One thing I will say is that the last couple of months of hard Crossfit workouts were great training for the trip. Crossfit is all about moving things around, pulling yourself up and down, jumping, and general “power” fitness. I had another physical gear on this trip I haven’t had in the past, and it really helped. I don’t think Crossfit is the solution for very specific fitness needs, but it’s damn effective at prepping for the unknown and the general demands of life. I noticed that doing everything from putting heavy boats onto the roof of the truck (a clean and jerk) to powering up a shitty hillside through thick brush was easier. I’ll ease out of Crossfit as the climbing season develops, but it’s a good base to start from for sure. It also really shows me how lousy I’ve gotten at certain fundamental skills (jumping, squats, deadlifts). It’s really easy to compensate for poor strength and skills without even knowing you’re doing it. But if you’re following an organized plan then those weaknesses are immediately shown, and you can fix ’em. Cool, I have things to fix…
Note–I don’t have anything to do with Crossfit other than having done it at various points in my training.

Posted in: Blog

Atnarko River

Date: September 12th, 2009

Well, we’re headed northwest to try and run the Atnarko River! Five of us, boats on the roof, game on! The Atnarko is the river we flew along on the way in to scout Hunlen Falls last year. In January there was enough water to run the multiple drops and slides, so we’re hoping to have very low water in September—the Atnarko peaks at some insane flood level every spring, we’re hoping to have literally a tenth or less of that water. The gradient is about 200 feet per mile for the first ten miles, and it looks like the drops comes in pool/drop form. I haven’t tried a first descent in many years, this should be a good one if the water level is reasonale. If you Google Charlotte Lake you can see where the Atnarko flows out of the west end. There’s enough resolution to see individual drops, pretty cool! We’re figuring three days on the river including the flatwater and a hike up around Hunlen Falls. I can’t wait to see what the falls look like in summer, they were so wild looking in winter when we had a go at climbing them.
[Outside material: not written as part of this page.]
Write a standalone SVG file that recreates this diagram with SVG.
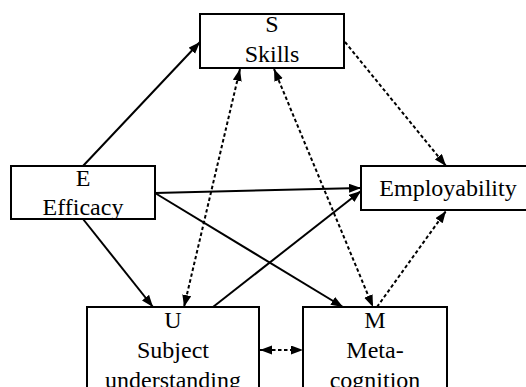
<svg xmlns="http://www.w3.org/2000/svg" width="526" height="387" viewBox="0 0 526 387">
<style>
.box{fill:#fff;stroke:#000;stroke-width:2}
.lbl{font-size:24px;fill:#000;text-anchor:middle}
.solid{stroke:#000;stroke-width:2;fill:none}
.dot{stroke:#000;stroke-width:2;fill:none;stroke-dasharray:3.5 2.5}
</style>
<defs>
<marker id="ah" markerUnits="userSpaceOnUse" markerWidth="13" markerHeight="10" refX="12" refY="4.5" orient="auto-start-reverse" viewBox="0 0 13 10">
<path d="M0,0 L12,4.5 L0,9 z" fill="#000"/>
</marker>
</defs>
<rect width="526" height="387" fill="#fff"/>
<g id="connectors">
<line class="solid" x1="83" y1="166" x2="200" y2="42" marker-end="url(#ah)"/>
<line class="solid" x1="155" y1="193" x2="361" y2="188" marker-end="url(#ah)"/>
<line class="solid" x1="155" y1="193" x2="343" y2="307" marker-end="url(#ah)"/>
<line class="solid" x1="83" y1="219" x2="153" y2="307" marker-end="url(#ah)"/>
<line class="solid" x1="213" y1="307" x2="361" y2="191" marker-end="url(#ah)"/>
<line class="dot" x1="240" y1="69" x2="184" y2="307" marker-start="url(#ah)" marker-end="url(#ah)"/>
<line class="dot" x1="274" y1="69" x2="373" y2="307" marker-start="url(#ah)" marker-end="url(#ah)"/>
<line class="dot" x1="345" y1="42" x2="446" y2="166" marker-end="url(#ah)"/>
<line class="dot" x1="377" y1="307" x2="446" y2="211" marker-end="url(#ah)"/>
<line class="dot" x1="260" y1="350" x2="303" y2="350" marker-start="url(#ah)" marker-end="url(#ah)"/>
</g>
<g font-family="'Liberation Serif', 'Times New Roman', 'DejaVu Serif', serif">
<g id="S">
<rect class="box" x="200" y="14" width="144" height="54"/>
<text class="lbl" x="272" y="32">S</text>
<text class="lbl" x="272" y="62">Skills</text>
</g>
<g id="E">
<rect class="box" x="11" y="166" width="144" height="53"/>
<text class="lbl" x="83" y="186">E</text>
<text class="lbl" x="83" y="215">Efficacy</text>
</g>
<g id="Employability">
<rect class="box" x="361" y="166" width="175" height="44"/>
<text class="lbl" x="448" y="196">Employability</text>
</g>
<g id="U">
<rect class="box" x="87" y="307" width="172" height="100"/>
<text class="lbl" x="173" y="328">U</text>
<text class="lbl" x="173" y="358">Subject</text>
<text class="lbl" x="173" y="388">understanding</text>
</g>
<g id="M">
<rect class="box" x="303" y="307" width="144" height="100"/>
<text class="lbl" x="375" y="328">M</text>
<text class="lbl" x="375" y="358">Meta-</text>
<text class="lbl" x="375" y="388">cognition</text>
</g>
</g>
</svg>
Tweedsmuir Park has really gotten under my skin; this is my third 14-hour drive to the park this year, it’s just an amazing place. We made nice short film about the winter climb of Hunlen Falls, but we’re not making a formal film this trip, just a good crew heading down river! See ya in a week…

Posted in: Blog

Congrats to Gordon McArthur

Date: September 9th, 2009

For sending his long-time climbing project. Yeah Gord! Now it’s time to get back at the training, no slacking.